After a long season of untangling my thoughts, loosening the grip of things I couldn’t control, and finally releasing the weight of other people’s opinions, I’ve arrived at the end of this year in a healthier place mentally. That alone feels like a quiet victory.

And then, while scrolling, as we all do, I came across a simple line: “Stop cheating on your future with your past.”

It stopped me cold. Not because it was new wisdom. But because I finally had the space to hear it.  
What does that even mean? Cheating on your future doesn’t look reckless. It looks familiar.

It looks like: Making decisions based on who you used to be. Letting old wounds interpret new moments. Replaying stories you’ve already survived

Sometimes we return to the past not because we want pain, but because it’s predictable. And predictability can feel safer than hope. But safety isn’t the same as growth. 

Before reading further, take a breath and consider: Where am I still consulting my past for permission? Which version of myself keeps showing up out of habit, not need? What am I protecting myself from that no longer exists?

There are no wrong answers here. Only honest ones. The truth about healing. Healing isn’t a straight line. And it’s definitely not a calendar event.

Some of us made significant strides this year. Some of us are still standing at the trailhead, exhausted just from surviving. Both realities deserve grace.

Progress doesn’t mean you’re “done.” Struggle doesn’t mean you’re failing. Sometimes progress is simply noticing the pattern instead of being swallowed by it.

Your past deserves acknowledgment. It shaped you. It challenged you.

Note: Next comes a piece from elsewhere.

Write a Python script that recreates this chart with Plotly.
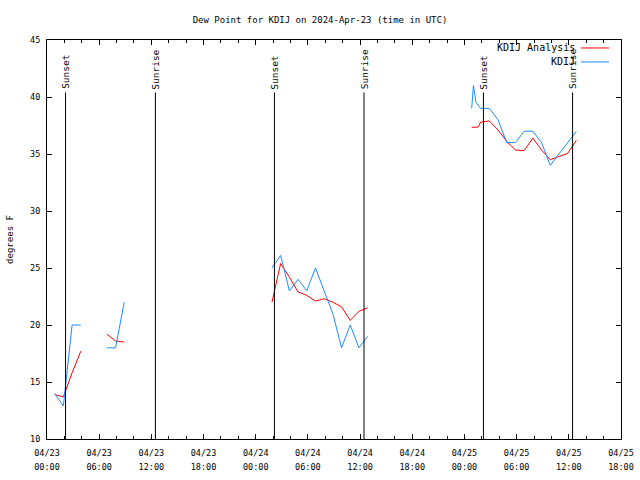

It taught you things you didn’t ask to learn. But it does not get to make future decisions on your behalf. Remembering is different from reliving. Honoring is different from obeying. You can carry the lessons forward
without carrying the weight.

A Forward-Facing Manifesto (I will return here often)
When the old patterns whisper, I choose to remember:
  • I do not owe my past to my future.
  • Survival skills are not lifelong instructions.
  • I can feel disappointment without letting it define me.
  • Growth can be quiet and still be real.
  • Rest is not quitting—it’s recalibration.
  • I am allowed to change my mind, my pace, and my direction.
  • I don’t need to be healed to be hopeful.
  • Small promises kept are more potent than big resolutions broken.
  • The healthiest version of me makes the next right choice—not the perfect one.
  • I am moving forward, even when it feels slow.
A final reflection for the year ahead
If you’re ending this year proud, unsure, exhausted, hopeful, or all of the above, my friends, you’re not alone. If you haven’t made the progress you hoped for yet, hear this clearly: You are not behind.
You are still becoming.

The future doesn’t require you to forget your past. It simply asks that you stop letting it drive.

So as this year closes, may we stop cheating on what’s possible by clinging to what’s familiar. 
May we walk forward, imperfect, aware, and still brave enough to hope.